Patients ‘dying in corridors’ as winter pressures overwhelm NHS

Doctors have warned that patients have been left dying in hospital corridors as the NHS struggles to cope with winter pressures.

Only three out of 133 hospital trusts in England for which figures are available managed to meet the government’s A&E target of 95% of patients treated within four hours, according to December statistics from NHS England.

Overall, 85% of patients across the country were treated within the four-hour deadline, according to the figures.

With hospitals in Scotland, Wales, and Northern Ireland also struggling, doctors warned in a letter to the prime minister and published by Health Service Journal, that conditions on wards are “intolerable”.

Patients are waiting for up to 12 hours, with hundreds managed in corridors, sometimes dying prematurely, according to the letter.

The NHS is underfunded and does not have enough beds, and medical and nursing staff, to cope with the increased pressure, according to the letter.

With a spike in the number of flu cases reported by GPs, it looks like the pressure will continue further into the new year.

Following a similar crisis last year, there were fresh calls for the government to make more money available to the NHS.

The doctors said in the letter: “The facts remain however that the NHS is severely and chronically underfunded. We have insufficient hospital and community beds and staff of all disciplines, especially at the front door, to cope with out ageing populations’s health needs.”

The chancellor Philip Hammond gave an extra £350 million to the NHS in his autumn budget, but this has clearly not been enough to resolve the structural issues that are causing the problems.

Nicola Burgess, who researches patient safety and management in the NHS at Warwick Business School, said there were long-standing problems caused by poor integration with community care.

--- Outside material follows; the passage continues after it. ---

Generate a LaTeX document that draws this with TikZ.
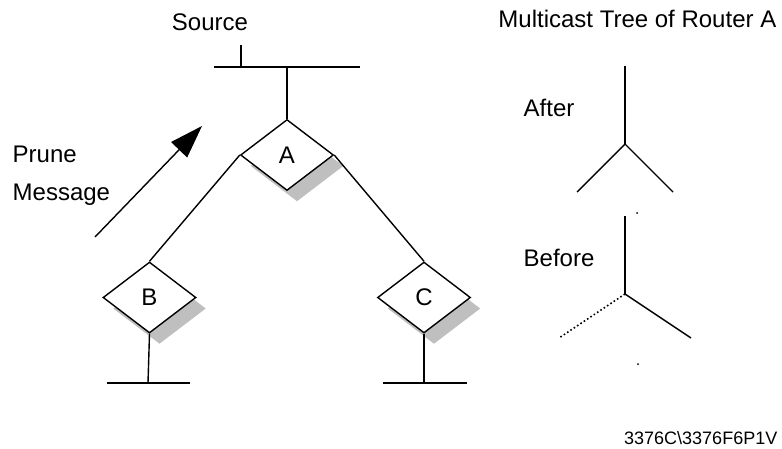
\documentclass[tikz,border=0pt]{standalone}
\usepackage{fontspec}
\setmainfont{Liberation Sans}
\usetikzlibrary{shapes.geometric,shadows,arrows.meta}

\begin{document}
\begin{tikzpicture}[x=1pt,y=-1pt,line width=1.4pt]
\tikzstyle{every node}=[font=\fontsize{24pt}{38pt}\selectfont]
\tikzstyle{router}=[draw, fill=white, shape=diamond, inner sep=0pt, minimum width=93pt, minimum height=71pt, drop shadow={fill=black!25, opacity=1, shadow xshift=10pt, shadow yshift=-11pt}]
\tikzstyle{plain}=[inner sep=0pt]
\useasboundingbox (0,0) rectangle (782,448);
% labels
\node [] (src) at (210,22) {Source};
\node [plain, anchor=east] (title) at (777,18.5) {Multicast Tree of Router A};
\node [plain, anchor=north west, align=left] (prune) at (12,145) {Prune\\Message};
\node [plain, anchor=west] (after) at (523,108) {After};
\node [plain, anchor=west] (before) at (523,258) {Before};
\node [plain, anchor=east, font=\fontsize{18pt}{22pt}\selectfont] (fig) at (778,438) {3376C\textbackslash3376F6P1V};
% routers
\node [router] (A) at (287,155) {A};
\node [router] (B) at (149.5,297.5) {B};
\node [router] (C) at (424,297.5) {C};
% source lan
\coordinate (barL) at (214,67);
\coordinate (barR) at (360,67);
\coordinate (tick) at (241,45);
\coordinate (tapA) at (287,67);
\draw [] (barL) -- (barR);
\draw [] (tick) -- (tick |- barL);
\draw [] (tapA) -- (A.north);
\draw [] (A.west) -- (B.north);
\draw [] (A.east) -- (C.north);
% leaf lans
\coordinate (tapB) at (148,383);
\coordinate (lanBL) at (107,383);
\coordinate (lanBR) at (190,383);
\coordinate (tapC) at (424,383);
\coordinate (lanCL) at (383,383);
\coordinate (lanCR) at (467,383);
\draw [] (B.south) -- (tapB);
\draw [] (lanBL) -- (lanBR);
\draw [] (C.south) -- (tapC);
\draw [] (lanCL) -- (lanCR);
% prune message
\coordinate (pmStart) at (95,237);
\coordinate (pmEnd) at (202,126);
\draw [-{Triangle[length=33pt,width=22pt]}] (pmStart) -- (pmEnd);
% tree after
\coordinate (aj) at (625,144);
\coordinate (atop) at (625,66);
\coordinate (aleft) at (577,192);
\coordinate (aright) at (673,192);
\draw [] (atop) -- (aj);
\draw [] (aj) -- (aleft);
\draw [] (aj) -- (aright);
% tree before
\coordinate (bj) at (625,294);
\coordinate (btop) at (625,216);
\coordinate (bleft) at (559,338);
\coordinate (bright) at (691,338);
\draw [] (btop) -- (bj);
\draw [line width=1.6pt, dash pattern=on 1.6pt off 2.4pt] (bj) -- (bleft);
\draw [] (bj) -- (bright);
\fill (637,213) circle (1pt);
\fill (638,364) circle (1pt);
\end{tikzpicture}
\end{document}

Delays discharging patients meant hospitals lacked the capacity to cope with a surge in demand for A&E services, said Burgess.

“When we see problems in A&E of this proportion, we need to focus our attention on treating the ‘wider system’. This means better service integration across the NHS and improved accessibility of community care, working in partnership with ‘frontline’ care providers to ensure a steady flow of patients out of hospital in a manner that safeguards, and arguably enhances, the quality of care the NHS can offer.”

Dr Chaand Nagpaul, chair of the British Medical Association’s council, said: “Doctors will be horrified but not surprised by these figures. Behind each statistic is a patient waiting longer for care, often in distress, and doctors working under impossible conditions, exhausted and frustrated that they can’t provide the compassionate and quality care they want to for their patients.

“Hospitals exist to treat the ill, to make people better, and yet doctors are reporting that patients are dying in hospital corridors and hospital leaders are warning of a watershed moment for the NHS. These echo concerns we’ve had from our members across the country and the government must now take action.”